** To be done **
Output the material word for word. Leave each picture out.

** Data provided **
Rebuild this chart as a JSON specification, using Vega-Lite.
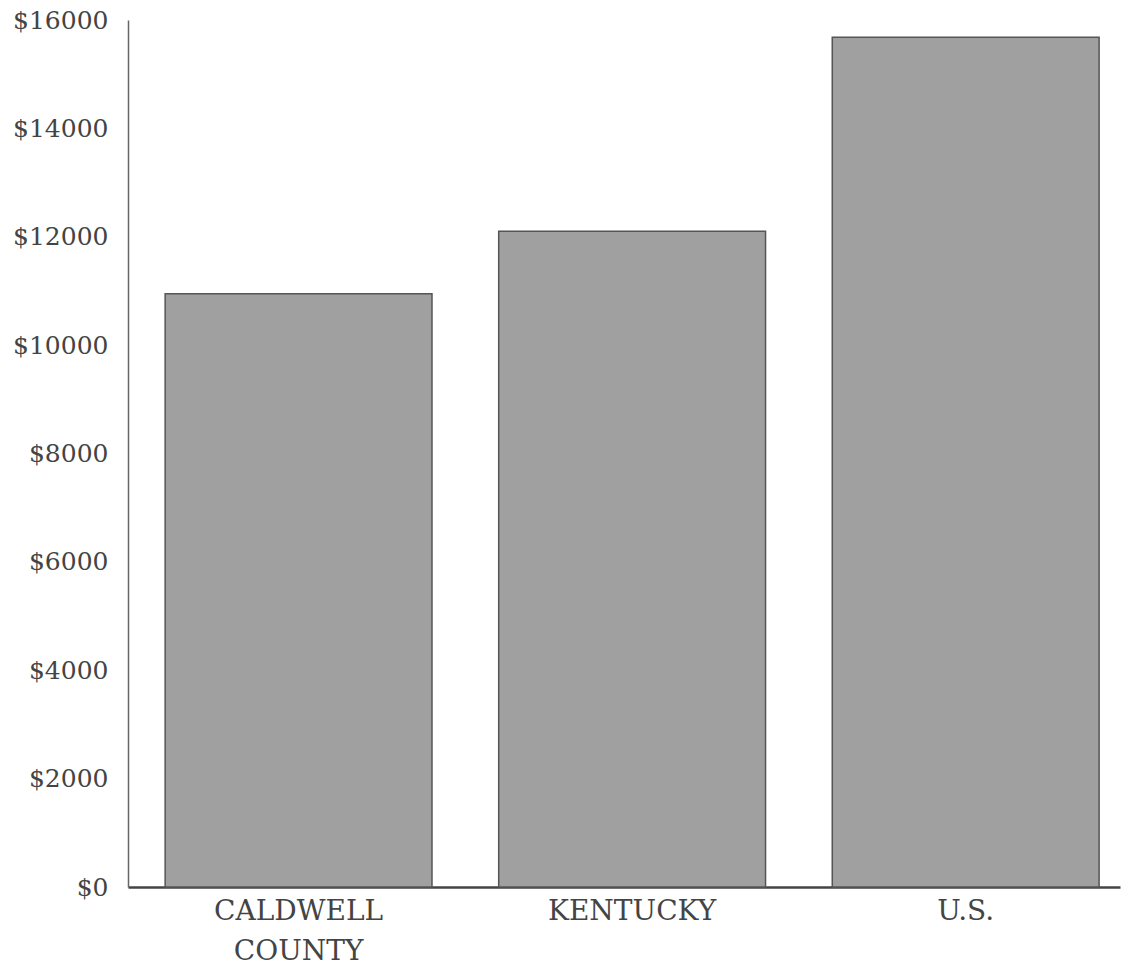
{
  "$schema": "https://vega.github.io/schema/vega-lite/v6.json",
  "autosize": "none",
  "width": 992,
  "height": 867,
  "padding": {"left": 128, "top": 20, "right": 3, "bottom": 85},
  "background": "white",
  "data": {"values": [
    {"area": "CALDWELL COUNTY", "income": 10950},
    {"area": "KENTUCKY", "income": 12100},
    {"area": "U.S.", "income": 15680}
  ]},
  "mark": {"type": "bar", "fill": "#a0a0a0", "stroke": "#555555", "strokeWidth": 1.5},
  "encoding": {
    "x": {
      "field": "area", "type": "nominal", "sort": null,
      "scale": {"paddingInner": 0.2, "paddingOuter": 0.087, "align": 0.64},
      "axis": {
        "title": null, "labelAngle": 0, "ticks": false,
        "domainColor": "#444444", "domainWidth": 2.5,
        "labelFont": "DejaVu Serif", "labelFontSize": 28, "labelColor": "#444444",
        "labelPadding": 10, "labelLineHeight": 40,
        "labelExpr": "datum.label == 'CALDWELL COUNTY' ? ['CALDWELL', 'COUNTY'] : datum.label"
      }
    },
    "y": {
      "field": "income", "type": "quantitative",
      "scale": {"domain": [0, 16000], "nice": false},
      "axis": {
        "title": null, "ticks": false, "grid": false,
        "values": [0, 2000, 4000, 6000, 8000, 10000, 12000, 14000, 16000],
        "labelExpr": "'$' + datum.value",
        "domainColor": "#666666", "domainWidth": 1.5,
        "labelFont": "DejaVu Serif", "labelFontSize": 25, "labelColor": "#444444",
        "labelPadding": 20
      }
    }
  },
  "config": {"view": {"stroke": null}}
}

** Answer to the exercise **
Rebuild this chart as a JSON specification, using Vega-Lite.
{
  "$schema": "https://vega.github.io/schema/vega-lite/v6.json",
  "autosize": "none",
  "width": 992,
  "height": 867,
  "padding": {"left": 128, "top": 20, "right": 3, "bottom": 85},
  "background": "white",
  "data": {"values": [
    {"area": "CALDWELL COUNTY", "income": 10950},
    {"area": "KENTUCKY", "income": 12100},
    {"area": "U.S.", "income": 15680}
  ]},
  "mark": {"type": "bar", "fill": "#a0a0a0", "stroke": "#555555", "strokeWidth": 1.5},
  "encoding": {
    "x": {
      "field": "area", "type": "nominal", "sort": null,
      "scale": {"paddingInner": 0.2, "paddingOuter": 0.087, "align": 0.64},
      "axis": {
        "title": null, "labelAngle": 0, "ticks": false,
        "domainColor": "#444444", "domainWidth": 2.5,
        "labelFont": "DejaVu Serif", "labelFontSize": 28, "labelColor": "#444444",
        "labelPadding": 10, "labelLineHeight": 40,
        "labelExpr": "datum.label == 'CALDWELL COUNTY' ? ['CALDWELL', 'COUNTY'] : datum.label"
      }
    },
    "y": {
      "field": "income", "type": "quantitative",
      "scale": {"domain": [0, 16000], "nice": false},
      "axis": {
        "title": null, "ticks": false, "grid": false,
        "values": [0, 2000, 4000, 6000, 8000, 10000, 12000, 14000, 16000],
        "labelExpr": "'$' + datum.value",
        "domainColor": "#666666", "domainWidth": 1.5,
        "labelFont": "DejaVu Serif", "labelFontSize": 25, "labelColor": "#444444",
        "labelPadding": 20
      }
    }
  },
  "config": {"view": {"stroke": null}}
}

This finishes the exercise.